The six agencies at the top were the Commerce, Justice, State, Treasury, and Homeland Security departments and the Nuclear Regulatory Commission. They averaged 36% occupancy during the study period, although none of them topped 50%.
Net were the Energy, Labor, Interior, and Health and Human Services departments, the U.S. Agency for International Development and the Defense Department’s building at Mark Center in Alexandria, Virginia. Their collective use rate averaged 23%.
The third group included the Education, Transportation and Veterans Affairs departments, the Environmental Protection Agency, the National Aeronautics and Space Administration and the National Science Foundation. Combined, they averaged a 16% use rate.
Finally, at the bottom, were the Agriculture Department, the Social Security Administration, the Office of Personnel Management, the Small Business Administration, the Department of Housing and Urban Development and even the General Services Administration, which serves as the federal government’s landlord. They averaged 9%.

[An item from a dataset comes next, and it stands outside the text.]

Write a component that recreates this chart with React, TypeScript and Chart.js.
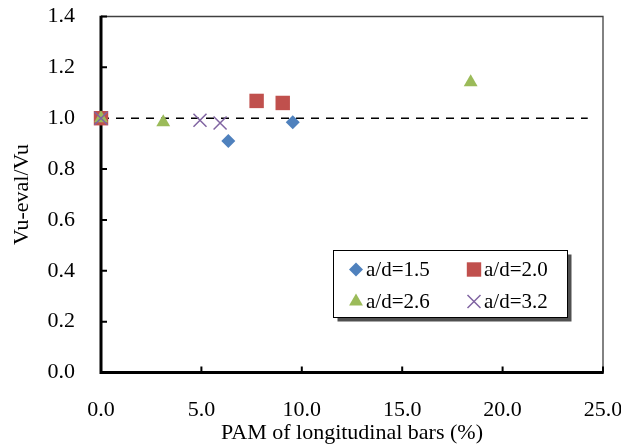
import React, { useEffect, useRef } from "react";
import { Chart, registerables } from "chart.js";

Chart.register(...registerables);

const FONT = "'Times New Roman', 'Liberation Serif', serif";

const xTicks = [0, 5, 10, 15, 20, 25];
const yTicks = [0, 0.2, 0.4, 0.6, 0.8, 1.0, 1.2, 1.4];
const seriesNames = ["a/d=1.5", "a/d=2.0", "a/d=2.6", "a/d=3.2"];
const seriesColors = ["#4F81BD", "#C0504D", "#9BBB59", "#8064A2"];

const s15X = [6.34, 9.55];
const s15Y = [0.91, 0.984];
const s20X = [0, 7.75, 9.05];
const s20Y = [1.0, 1.068, 1.06];
const s26X = [0, 3.1, 18.41];
const s26Y = [1.0, 0.984, 1.141];
const s32X = [0, 4.93, 5.93];
const s32Y = [1.0, 0.992, 0.981];
const refX = [0, 24.24];
const refY = [1.0, 1.0];

const xTitle = "PAM of longitudinal bars (%)";
const yTitle = "Vu-eval/Vu";

const pts = (xs: number[], ys: number[]) => xs.map((x, i) => ({ x, y: ys[i] }));

function drawMarker(ctx: CanvasRenderingContext2D, kind: number, x: number, y: number) {
  ctx.save();
  const c = seriesColors[kind];
  ctx.fillStyle = c;
  ctx.strokeStyle = c;
  ctx.beginPath();
  if (kind === 0) {
    const r = 7;
    ctx.moveTo(x - r, y);
    ctx.lineTo(x, y - r);
    ctx.lineTo(x + r, y);
    ctx.lineTo(x, y + r);
    ctx.closePath();
    ctx.fill();
  } else if (kind === 1) {
    const s = 7.2;
    ctx.rect(x - s, y - s, 2 * s, 2 * s);
    ctx.fill();
  } else if (kind === 2) {
    const r = 8;
    ctx.moveTo(x, y - r);
    ctx.lineTo(x + 0.866 * r, y + 0.5 * r);
    ctx.lineTo(x - 0.866 * r, y + 0.5 * r);
    ctx.closePath();
    ctx.fill();
  } else {
    const d = 6.5;
    ctx.lineWidth = 1.5;
    ctx.moveTo(x - d, y - d);
    ctx.lineTo(x + d, y + d);
    ctx.moveTo(x - d, y + d);
    ctx.lineTo(x + d, y - d);
    ctx.stroke();
  }
  ctx.restore();
}

const framePlugin = {
  id: "frame",
  beforeDatasetsDraw(chart: any) {
    const { ctx, chartArea: a, scales } = chart;
    ctx.save();
    ctx.strokeStyle = "#404040";
    ctx.lineWidth = 1.3;
    ctx.beginPath();
    ctx.moveTo(a.left, a.top);
    ctx.lineTo(a.right, a.top);
    ctx.lineTo(a.right, a.bottom);
    ctx.stroke();

    ctx.strokeStyle = "#000";
    ctx.lineWidth = 2;
    ctx.beginPath();
    for (const v of yTicks) {
      const y = scales.y.getPixelForValue(v);
      ctx.moveTo(a.left, y);
      ctx.lineTo(a.left + 6, y);
    }
    for (const v of xTicks) {
      const x = scales.x.getPixelForValue(v);
      ctx.moveTo(x, a.bottom);
      ctx.lineTo(x, a.bottom - 6);
    }
    ctx.stroke();

    ctx.lineWidth = 3;
    ctx.beginPath();
    ctx.moveTo(a.left, a.top - 0.7);
    ctx.lineTo(a.left, a.bottom);
    ctx.lineTo(a.right + 0.7, a.bottom);
    ctx.stroke();
    ctx.restore();
  },
};

const legendPlugin = {
  id: "boxLegend",
  afterDraw(chart: any) {
    const { ctx } = chart;
    const bx = 333.5, by = 250.5, bw = 234, bh = 67;
    ctx.save();
    ctx.fillStyle = "#505050";
    ctx.fillRect(bx + 4, by + 4, bw, bh);
    ctx.fillStyle = "#fff";
    ctx.fillRect(bx, by, bw, bh);
    ctx.strokeStyle = "#000";
    ctx.lineWidth = 1;
    ctx.strokeRect(bx, by, bw, bh);

    const colX = [356, 474];
    const rowY = [269.5, 301.5];
    ctx.font = `21px ${FONT}`;
    ctx.fillStyle = "#000";
    ctx.textAlign = "left";
    ctx.textBaseline = "alphabetic";
    for (let i = 0; i < 4; i++) {
      const cx = colX[i % 2];
      const cy = rowY[Math.floor(i / 2)];
      drawMarker(ctx, i, cx, cy);
      ctx.fillStyle = "#000";
      ctx.fillText(seriesNames[i], cx + 10, cy + 6.5);
    }
    ctx.restore();
  },
};

export default function App() {
  const ref = useRef<HTMLCanvasElement | null>(null);

  useEffect(() => {
    document.body.style.margin = "0";
    if (!ref.current) return;
    const tickFont = { family: FONT, size: 22 };
    const titleFont = { family: FONT, size: 22 };
    const chart = new Chart(ref.current, {
      type: "scatter",
      data: {
        datasets: [
          {
            label: seriesNames[0],
            data: pts(s15X, s15Y),
            pointStyle: "rectRot",
            pointRadius: 7,
            backgroundColor: seriesColors[0],
            borderColor: seriesColors[0],
            borderWidth: 0,
            clip: false,
            order: 3,
          } as any,
          {
            label: seriesNames[1],
            data: pts(s20X, s20Y),
            pointStyle: "rect",
            pointRadius: 10.2,
            backgroundColor: seriesColors[1],
            borderColor: seriesColors[1],
            borderWidth: 0,
            clip: false,
            order: 2,
          },
          {
            label: seriesNames[2],
            data: pts(s26X, s26Y),
            pointStyle: "triangle",
            pointRadius: 8,
            backgroundColor: seriesColors[2],
            borderColor: seriesColors[2],
            borderWidth: 0,
            clip: false,
            order: 1,
          },
          {
            label: seriesNames[3],
            data: pts(s32X, s32Y),
            pointStyle: "crossRot",
            pointRadius: 9.2,
            backgroundColor: seriesColors[3],
            borderColor: seriesColors[3],
            borderWidth: 1.5,
            clip: false,
            order: 0,
          },
          {
            type: "line",
            label: "ref",
            data: pts(refX, refY),
            borderColor: "#000",
            borderWidth: 1.5,
            borderDash: [8, 7],
            pointRadius: 0,
            showLine: true,
            fill: false,
            clip: false,
            order: 10,
          } as any,
        ],
      },
      options: {
        responsive: false,
        animation: false,
        events: [],
        layout: { padding: { left: 8.8, right: 18, top: 16.5, bottom: 1.5 } },
        plugins: { legend: { display: false }, tooltip: { enabled: false } },
        scales: {
          x: {
            type: "linear",
            min: 0,
            max: 25,
            afterBuildTicks: (s: any) => {
              s.ticks = xTicks.map((v) => ({ value: v }));
            },
            afterFit: (s: any) => {
              s.height = 448 - 1.5 - 372.5;
              s.paddingLeft = 0;
              s.paddingRight = 0;
            },
            grid: { display: false, drawTicks: false },
            border: { display: false },
            ticks: {
              padding: 25,
              color: "#000",
              font: tickFont,
              maxRotation: 0,
              autoSkip: false,
              callback: (v: any) => Number(v).toFixed(1),
            },
            title: { display: true, text: xTitle, color: "#000", font: titleFont, padding: 0 },
          },
          y: {
            type: "linear",
            min: 0,
            max: 1.4,
            afterBuildTicks: (s: any) => {
              s.ticks = yTicks.map((v) => ({ value: v }));
            },
            afterFit: (s: any) => {
              s.width = 101 - 8.8;
              s.paddingTop = 0;
              s.paddingBottom = 0;
            },
            grid: { display: false, drawTicks: false },
            border: { display: false },
            ticks: {
              padding: 26,
              color: "#000",
              font: tickFont,
              autoSkip: false,
              callback: (v: any) => Number(v).toFixed(1),
            },
            title: { display: true, text: yTitle, color: "#000", font: titleFont, padding: 0 },
          },
        },
      },
      plugins: [framePlugin, legendPlugin],
    });
    return () => chart.destroy();
  }, []);

  return (
    <div style={{ width: 621, height: 448 }}>
      <canvas ref={ref} width={621} height={448} style={{ display: "block", width: 621, height: 448 }} />
    </div>
  );
}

This is the second damaging report issued by the Biden administration about the absentee level in the federal government.
As the Tampa Free Press reported in early October, a watchdog group known as Open the Books issued a report that found eight federal agencies spent $3.3 billion on new furniture from 2020 to 2022, even as none them topped 35% occupancy in that time because of the pandemic.
Open the Books CEO Adam Andrzejewski noted in a statement at the time, “For some reason, we’ve bankrolled another billion dollars in desks, chairs, couches and more — while employees clock in from their own living rooms.”